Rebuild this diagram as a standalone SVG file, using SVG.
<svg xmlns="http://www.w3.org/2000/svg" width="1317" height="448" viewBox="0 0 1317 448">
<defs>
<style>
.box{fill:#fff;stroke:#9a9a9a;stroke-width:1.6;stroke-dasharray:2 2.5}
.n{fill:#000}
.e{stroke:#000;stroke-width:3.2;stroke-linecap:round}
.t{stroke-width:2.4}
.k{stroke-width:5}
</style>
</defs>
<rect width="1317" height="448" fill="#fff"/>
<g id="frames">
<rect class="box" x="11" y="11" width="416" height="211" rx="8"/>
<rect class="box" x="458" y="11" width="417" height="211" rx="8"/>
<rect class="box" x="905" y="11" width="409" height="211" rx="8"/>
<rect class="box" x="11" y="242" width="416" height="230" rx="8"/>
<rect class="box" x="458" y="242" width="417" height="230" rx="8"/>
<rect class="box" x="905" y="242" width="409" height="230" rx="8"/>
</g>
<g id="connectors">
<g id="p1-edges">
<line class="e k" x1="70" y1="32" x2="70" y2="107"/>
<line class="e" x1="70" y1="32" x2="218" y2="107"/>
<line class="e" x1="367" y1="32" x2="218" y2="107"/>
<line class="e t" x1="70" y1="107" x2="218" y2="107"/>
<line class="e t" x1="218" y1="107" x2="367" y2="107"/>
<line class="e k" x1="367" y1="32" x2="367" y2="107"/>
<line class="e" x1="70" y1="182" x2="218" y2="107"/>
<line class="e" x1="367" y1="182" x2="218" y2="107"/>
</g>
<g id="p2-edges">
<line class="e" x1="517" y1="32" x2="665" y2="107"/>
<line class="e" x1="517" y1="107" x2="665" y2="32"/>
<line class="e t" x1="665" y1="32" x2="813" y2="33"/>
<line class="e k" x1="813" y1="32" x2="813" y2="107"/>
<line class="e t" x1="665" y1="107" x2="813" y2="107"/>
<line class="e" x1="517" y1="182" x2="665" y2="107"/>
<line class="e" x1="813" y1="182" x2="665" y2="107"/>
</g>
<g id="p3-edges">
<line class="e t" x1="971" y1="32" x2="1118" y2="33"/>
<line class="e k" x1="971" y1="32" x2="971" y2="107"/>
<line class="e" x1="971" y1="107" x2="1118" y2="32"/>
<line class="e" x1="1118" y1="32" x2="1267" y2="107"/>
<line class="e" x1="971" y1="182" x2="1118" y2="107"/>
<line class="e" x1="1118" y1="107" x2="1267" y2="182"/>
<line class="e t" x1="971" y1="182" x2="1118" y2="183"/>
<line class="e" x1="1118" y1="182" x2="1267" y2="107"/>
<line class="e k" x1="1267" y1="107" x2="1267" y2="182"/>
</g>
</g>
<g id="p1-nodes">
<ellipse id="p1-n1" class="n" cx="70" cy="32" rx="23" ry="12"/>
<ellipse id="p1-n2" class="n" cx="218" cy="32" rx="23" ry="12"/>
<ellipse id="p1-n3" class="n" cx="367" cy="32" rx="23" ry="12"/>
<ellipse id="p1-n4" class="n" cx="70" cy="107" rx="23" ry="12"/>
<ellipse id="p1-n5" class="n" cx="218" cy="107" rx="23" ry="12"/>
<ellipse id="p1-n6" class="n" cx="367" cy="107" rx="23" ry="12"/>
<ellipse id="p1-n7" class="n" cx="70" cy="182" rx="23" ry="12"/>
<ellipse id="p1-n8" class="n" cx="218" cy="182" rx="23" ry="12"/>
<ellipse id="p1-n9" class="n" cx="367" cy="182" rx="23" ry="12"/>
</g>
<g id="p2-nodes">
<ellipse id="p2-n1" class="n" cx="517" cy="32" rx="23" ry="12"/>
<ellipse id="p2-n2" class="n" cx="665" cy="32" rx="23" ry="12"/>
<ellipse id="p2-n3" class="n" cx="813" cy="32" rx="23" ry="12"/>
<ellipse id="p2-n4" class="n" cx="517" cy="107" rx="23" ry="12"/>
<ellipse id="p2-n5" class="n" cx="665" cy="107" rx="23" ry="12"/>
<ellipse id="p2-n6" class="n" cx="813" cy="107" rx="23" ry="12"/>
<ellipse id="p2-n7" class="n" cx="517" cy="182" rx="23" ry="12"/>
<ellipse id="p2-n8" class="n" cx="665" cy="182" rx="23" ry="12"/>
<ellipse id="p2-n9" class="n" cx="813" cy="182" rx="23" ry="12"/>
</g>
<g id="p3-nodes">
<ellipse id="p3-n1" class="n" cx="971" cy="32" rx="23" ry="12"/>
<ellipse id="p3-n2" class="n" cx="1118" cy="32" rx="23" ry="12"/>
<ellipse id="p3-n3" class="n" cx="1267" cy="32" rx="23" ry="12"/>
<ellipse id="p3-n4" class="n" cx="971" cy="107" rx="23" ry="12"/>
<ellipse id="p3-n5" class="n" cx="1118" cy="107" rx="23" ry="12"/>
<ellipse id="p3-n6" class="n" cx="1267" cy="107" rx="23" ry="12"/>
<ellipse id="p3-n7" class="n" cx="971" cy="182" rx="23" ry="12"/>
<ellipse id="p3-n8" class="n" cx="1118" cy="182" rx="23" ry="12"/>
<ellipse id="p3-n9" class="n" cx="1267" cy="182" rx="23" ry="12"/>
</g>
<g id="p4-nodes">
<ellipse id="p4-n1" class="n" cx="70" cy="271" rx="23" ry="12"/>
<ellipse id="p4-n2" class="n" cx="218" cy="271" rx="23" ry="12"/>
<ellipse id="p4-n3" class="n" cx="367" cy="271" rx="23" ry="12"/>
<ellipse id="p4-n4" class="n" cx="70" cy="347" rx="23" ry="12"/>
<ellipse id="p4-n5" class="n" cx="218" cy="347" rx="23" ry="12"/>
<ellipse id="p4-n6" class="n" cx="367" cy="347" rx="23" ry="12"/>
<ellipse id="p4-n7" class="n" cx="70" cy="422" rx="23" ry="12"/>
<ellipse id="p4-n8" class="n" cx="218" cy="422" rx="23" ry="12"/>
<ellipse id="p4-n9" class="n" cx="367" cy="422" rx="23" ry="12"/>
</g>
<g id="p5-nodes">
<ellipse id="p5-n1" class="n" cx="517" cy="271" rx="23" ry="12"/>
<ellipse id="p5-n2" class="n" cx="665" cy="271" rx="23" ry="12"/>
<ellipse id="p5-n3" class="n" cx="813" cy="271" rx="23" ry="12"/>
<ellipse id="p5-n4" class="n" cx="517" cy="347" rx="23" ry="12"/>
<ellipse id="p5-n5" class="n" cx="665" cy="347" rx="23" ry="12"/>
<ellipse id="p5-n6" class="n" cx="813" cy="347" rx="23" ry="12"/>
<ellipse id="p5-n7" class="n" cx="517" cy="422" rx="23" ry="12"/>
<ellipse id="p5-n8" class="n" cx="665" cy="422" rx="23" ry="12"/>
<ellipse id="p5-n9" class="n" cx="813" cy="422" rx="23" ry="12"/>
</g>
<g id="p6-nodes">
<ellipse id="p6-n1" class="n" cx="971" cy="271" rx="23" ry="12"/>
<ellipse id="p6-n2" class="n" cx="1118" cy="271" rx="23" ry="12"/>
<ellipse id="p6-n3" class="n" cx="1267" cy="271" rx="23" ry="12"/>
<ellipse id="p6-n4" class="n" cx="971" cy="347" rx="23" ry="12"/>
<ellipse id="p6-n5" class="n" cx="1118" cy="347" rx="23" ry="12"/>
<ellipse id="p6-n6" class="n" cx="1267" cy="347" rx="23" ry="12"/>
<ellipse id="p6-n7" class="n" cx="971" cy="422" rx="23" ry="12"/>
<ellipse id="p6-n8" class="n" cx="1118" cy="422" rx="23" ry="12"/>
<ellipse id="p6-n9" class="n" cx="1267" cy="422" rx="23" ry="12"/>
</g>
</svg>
○ ○ ○ ○ ○ ○ ○
#### DIRECTIONS FOR THIS TASK
Transcribe all lines as written.

#### THE ANSWER
Rebuild this diagram as a standalone SVG file, using SVG.
<svg xmlns="http://www.w3.org/2000/svg" width="1317" height="448" viewBox="0 0 1317 448">
<defs>
<style>
.box{fill:#fff;stroke:#9a9a9a;stroke-width:1.6;stroke-dasharray:2 2.5}
.n{fill:#000}
.e{stroke:#000;stroke-width:3.2;stroke-linecap:round}
.t{stroke-width:2.4}
.k{stroke-width:5}
</style>
</defs>
<rect width="1317" height="448" fill="#fff"/>
<g id="frames">
<rect class="box" x="11" y="11" width="416" height="211" rx="8"/>
<rect class="box" x="458" y="11" width="417" height="211" rx="8"/>
<rect class="box" x="905" y="11" width="409" height="211" rx="8"/>
<rect class="box" x="11" y="242" width="416" height="230" rx="8"/>
<rect class="box" x="458" y="242" width="417" height="230" rx="8"/>
<rect class="box" x="905" y="242" width="409" height="230" rx="8"/>
</g>
<g id="connectors">
<g id="p1-edges">
<line class="e k" x1="70" y1="32" x2="70" y2="107"/>
<line class="e" x1="70" y1="32" x2="218" y2="107"/>
<line class="e" x1="367" y1="32" x2="218" y2="107"/>
<line class="e t" x1="70" y1="107" x2="218" y2="107"/>
<line class="e t" x1="218" y1="107" x2="367" y2="107"/>
<line class="e k" x1="367" y1="32" x2="367" y2="107"/>
<line class="e" x1="70" y1="182" x2="218" y2="107"/>
<line class="e" x1="367" y1="182" x2="218" y2="107"/>
</g>
<g id="p2-edges">
<line class="e" x1="517" y1="32" x2="665" y2="107"/>
<line class="e" x1="517" y1="107" x2="665" y2="32"/>
<line class="e t" x1="665" y1="32" x2="813" y2="33"/>
<line class="e k" x1="813" y1="32" x2="813" y2="107"/>
<line class="e t" x1="665" y1="107" x2="813" y2="107"/>
<line class="e" x1="517" y1="182" x2="665" y2="107"/>
<line class="e" x1="813" y1="182" x2="665" y2="107"/>
</g>
<g id="p3-edges">
<line class="e t" x1="971" y1="32" x2="1118" y2="33"/>
<line class="e k" x1="971" y1="32" x2="971" y2="107"/>
<line class="e" x1="971" y1="107" x2="1118" y2="32"/>
<line class="e" x1="1118" y1="32" x2="1267" y2="107"/>
<line class="e" x1="971" y1="182" x2="1118" y2="107"/>
<line class="e" x1="1118" y1="107" x2="1267" y2="182"/>
<line class="e t" x1="971" y1="182" x2="1118" y2="183"/>
<line class="e" x1="1118" y1="182" x2="1267" y2="107"/>
<line class="e k" x1="1267" y1="107" x2="1267" y2="182"/>
</g>
</g>
<g id="p1-nodes">
<ellipse id="p1-n1" class="n" cx="70" cy="32" rx="23" ry="12"/>
<ellipse id="p1-n2" class="n" cx="218" cy="32" rx="23" ry="12"/>
<ellipse id="p1-n3" class="n" cx="367" cy="32" rx="23" ry="12"/>
<ellipse id="p1-n4" class="n" cx="70" cy="107" rx="23" ry="12"/>
<ellipse id="p1-n5" class="n" cx="218" cy="107" rx="23" ry="12"/>
<ellipse id="p1-n6" class="n" cx="367" cy="107" rx="23" ry="12"/>
<ellipse id="p1-n7" class="n" cx="70" cy="182" rx="23" ry="12"/>
<ellipse id="p1-n8" class="n" cx="218" cy="182" rx="23" ry="12"/>
<ellipse id="p1-n9" class="n" cx="367" cy="182" rx="23" ry="12"/>
</g>
<g id="p2-nodes">
<ellipse id="p2-n1" class="n" cx="517" cy="32" rx="23" ry="12"/>
<ellipse id="p2-n2" class="n" cx="665" cy="32" rx="23" ry="12"/>
<ellipse id="p2-n3" class="n" cx="813" cy="32" rx="23" ry="12"/>
<ellipse id="p2-n4" class="n" cx="517" cy="107" rx="23" ry="12"/>
<ellipse id="p2-n5" class="n" cx="665" cy="107" rx="23" ry="12"/>
<ellipse id="p2-n6" class="n" cx="813" cy="107" rx="23" ry="12"/>
<ellipse id="p2-n7" class="n" cx="517" cy="182" rx="23" ry="12"/>
<ellipse id="p2-n8" class="n" cx="665" cy="182" rx="23" ry="12"/>
<ellipse id="p2-n9" class="n" cx="813" cy="182" rx="23" ry="12"/>
</g>
<g id="p3-nodes">
<ellipse id="p3-n1" class="n" cx="971" cy="32" rx="23" ry="12"/>
<ellipse id="p3-n2" class="n" cx="1118" cy="32" rx="23" ry="12"/>
<ellipse id="p3-n3" class="n" cx="1267" cy="32" rx="23" ry="12"/>
<ellipse id="p3-n4" class="n" cx="971" cy="107" rx="23" ry="12"/>
<ellipse id="p3-n5" class="n" cx="1118" cy="107" rx="23" ry="12"/>
<ellipse id="p3-n6" class="n" cx="1267" cy="107" rx="23" ry="12"/>
<ellipse id="p3-n7" class="n" cx="971" cy="182" rx="23" ry="12"/>
<ellipse id="p3-n8" class="n" cx="1118" cy="182" rx="23" ry="12"/>
<ellipse id="p3-n9" class="n" cx="1267" cy="182" rx="23" ry="12"/>
</g>
<g id="p4-nodes">
<ellipse id="p4-n1" class="n" cx="70" cy="271" rx="23" ry="12"/>
<ellipse id="p4-n2" class="n" cx="218" cy="271" rx="23" ry="12"/>
<ellipse id="p4-n3" class="n" cx="367" cy="271" rx="23" ry="12"/>
<ellipse id="p4-n4" class="n" cx="70" cy="347" rx="23" ry="12"/>
<ellipse id="p4-n5" class="n" cx="218" cy="347" rx="23" ry="12"/>
<ellipse id="p4-n6" class="n" cx="367" cy="347" rx="23" ry="12"/>
<ellipse id="p4-n7" class="n" cx="70" cy="422" rx="23" ry="12"/>
<ellipse id="p4-n8" class="n" cx="218" cy="422" rx="23" ry="12"/>
<ellipse id="p4-n9" class="n" cx="367" cy="422" rx="23" ry="12"/>
</g>
<g id="p5-nodes">
<ellipse id="p5-n1" class="n" cx="517" cy="271" rx="23" ry="12"/>
<ellipse id="p5-n2" class="n" cx="665" cy="271" rx="23" ry="12"/>
<ellipse id="p5-n3" class="n" cx="813" cy="271" rx="23" ry="12"/>
<ellipse id="p5-n4" class="n" cx="517" cy="347" rx="23" ry="12"/>
<ellipse id="p5-n5" class="n" cx="665" cy="347" rx="23" ry="12"/>
<ellipse id="p5-n6" class="n" cx="813" cy="347" rx="23" ry="12"/>
<ellipse id="p5-n7" class="n" cx="517" cy="422" rx="23" ry="12"/>
<ellipse id="p5-n8" class="n" cx="665" cy="422" rx="23" ry="12"/>
<ellipse id="p5-n9" class="n" cx="813" cy="422" rx="23" ry="12"/>
</g>
<g id="p6-nodes">
<ellipse id="p6-n1" class="n" cx="971" cy="271" rx="23" ry="12"/>
<ellipse id="p6-n2" class="n" cx="1118" cy="271" rx="23" ry="12"/>
<ellipse id="p6-n3" class="n" cx="1267" cy="271" rx="23" ry="12"/>
<ellipse id="p6-n4" class="n" cx="971" cy="347" rx="23" ry="12"/>
<ellipse id="p6-n5" class="n" cx="1118" cy="347" rx="23" ry="12"/>
<ellipse id="p6-n6" class="n" cx="1267" cy="347" rx="23" ry="12"/>
<ellipse id="p6-n7" class="n" cx="971" cy="422" rx="23" ry="12"/>
<ellipse id="p6-n8" class="n" cx="1118" cy="422" rx="23" ry="12"/>
<ellipse id="p6-n9" class="n" cx="1267" cy="422" rx="23" ry="12"/>
</g>
</svg>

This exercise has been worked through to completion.